In memoriam

Елена Лагутина 

НЕВЫНОСИМОЕ И ЛЕГКОЕ

 

(Памяти Михаила Генделева)

 

30 марта исполнилось два года со дня смерти Михаила Генделева, уникального израильского поэта, писавшего по-русски. Его стихи вошли во все современные поэтические антологии, но Генделев всегда оставался отдельно стоящим поэтом. После его смерти друзья стали собирать фотографии и видеоматериалы, среди них кто-то нашел документальный фильм «Все мои сыновья», снятый Александром Стефановичем в 1967 году, и там одним из героев был 17-летний школьник Михаил Генделев. Короткие фрагменты этого фильма – в сегодняшней рубрике Елены Лагутиной памяти Миши Генделева.

 


 

(Фрагмент фильма)

 

Как Вас зовут?

Михаил.

Родился в 1950-м году в Ленинграде.

Сколько Вам лет?

Семнадцать.

– …У меня нет любимого писателя. Мне кажется, что любимый писатель может быть только у человека, у которого очень твердые взгляды, очень твердая позиция. Они у меня меняются изо дня в день буквально.

 

Как завороженные смотрели все мы, знавшие Мишу Генделева десятилетия спустя, на эти кадры. Запись появилась в сети спустя несколько месяцев после того, как его не стало, после совсем недлинной жизни, хоть и немногие из нас знали его таким отчаянно молодым, как здесь, но мы все думали почти одно и то же – вот ему здесь 17, а он уже весь тут, поэт, Михаил Генделев, с улыбкой смущения и знания, уже тогда ему известного, а нам и до сих пор нет, и главное – вот с этим, почти никогда не ведомым молодости, с ее веселым и беспечным эгоизмом, желанием быть нужным людям –

 

(Фрагмент фильма)

 

Что такое счастье?

Cчастье… По-моему, счастье, это – как можно большему количеству людей быть необходимым.

 

Так и случилось, дорогой Миша, в точности так, как ты говорил.

Мишу Генделева всегда любили прекрасные женщины и почитали своим гуру мудрые мужчины.
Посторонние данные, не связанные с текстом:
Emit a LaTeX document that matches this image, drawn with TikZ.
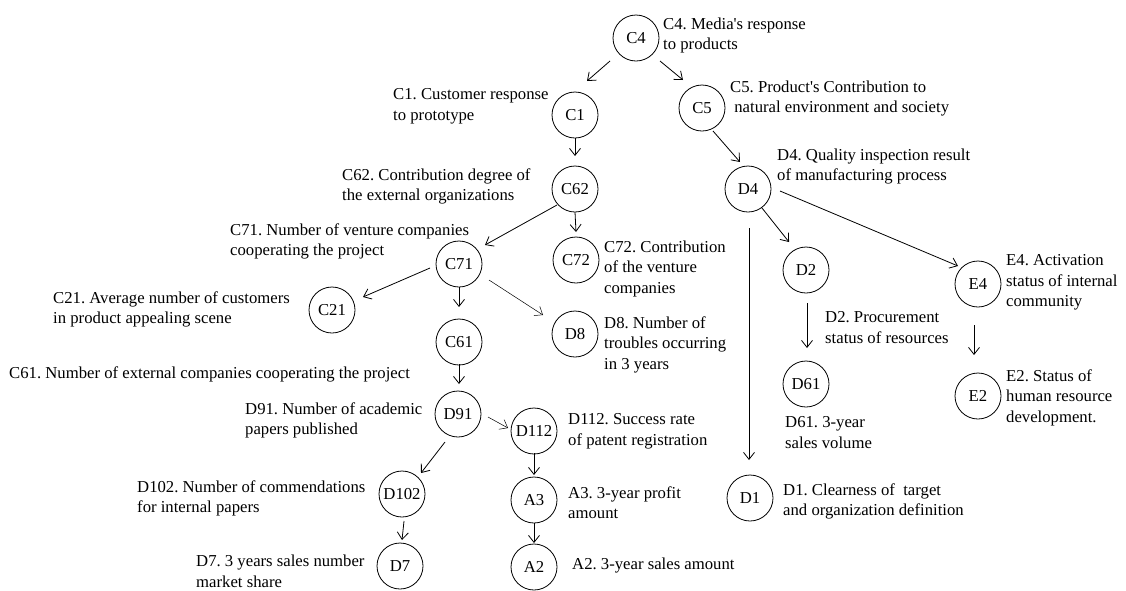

Стихи его будут читать и после нас, и после после нас, и потом, но Мишу Генделева – который был сам метафорой жизни, увы, пересказать нельзя.

Есть, пить, молиться, любить, хохотать, кормить и обнимать весь белый свет, страшно ругаться на зло и пошлость…

 

(Фрагмент фильма)

 

Какими бы вы хотели видеть людей?

Умными. И начисто лишенными пошлости.

Ну, в плане профессии… У меня много раз менялось… мечты, желание, кем бы я хотел стать. Я хотел стать и историком, и литератором, и журналистом. Когда я был маленьким, у меня даже, как полезное ископаемое, открыли способности к скульптуре. Ну а сейчас… не без некоторого влияния Германа, буду поступать в медицинский институт.

 

Радости жизни в нем было на целый полк, у этого военного врача, и смеялся он надо всем на свете, а больше всего – над собой. Все же нам казалось, что он смерть пересмеет – хотя бы своими эпитафиями самому себе, приправленными вполне такой себе развеселой и ненормативной лексикой, которая, впрочем, неприемлема только для ханжей да для телевидения.

Вся русская израильская литературная элита собралась в Иерусалиме, чтобы проводить его, но на кладбище не было произнесено ни одной речи, кроме традиционной еврейской молитвы. Один из самых веселых, точнее сказать – радостных людей, Миша Генделев, чтобы уйти, выбрал весенний месяц нисан, месяц радости, когда нельзя говорить печальные речи. И печаль о нем объединила тех, кто умеет красиво говорить, и тех, кто более косноязычен, мы все были равны в тот момент – по справедливости, как будто назначенной поэтом.

 

Я к вам вернусь
еще бы только свет
стоял всю ночь
и на реке
кричала
в одеждах праздничных
— ну а меня все нет –
какая-нибудь память одичало
и чтоб
к водам пустынного причала
сошли друзья моих веселых лет

 

Так и случилось, дорогой Миша Генделев, в точности так, как ты говорил.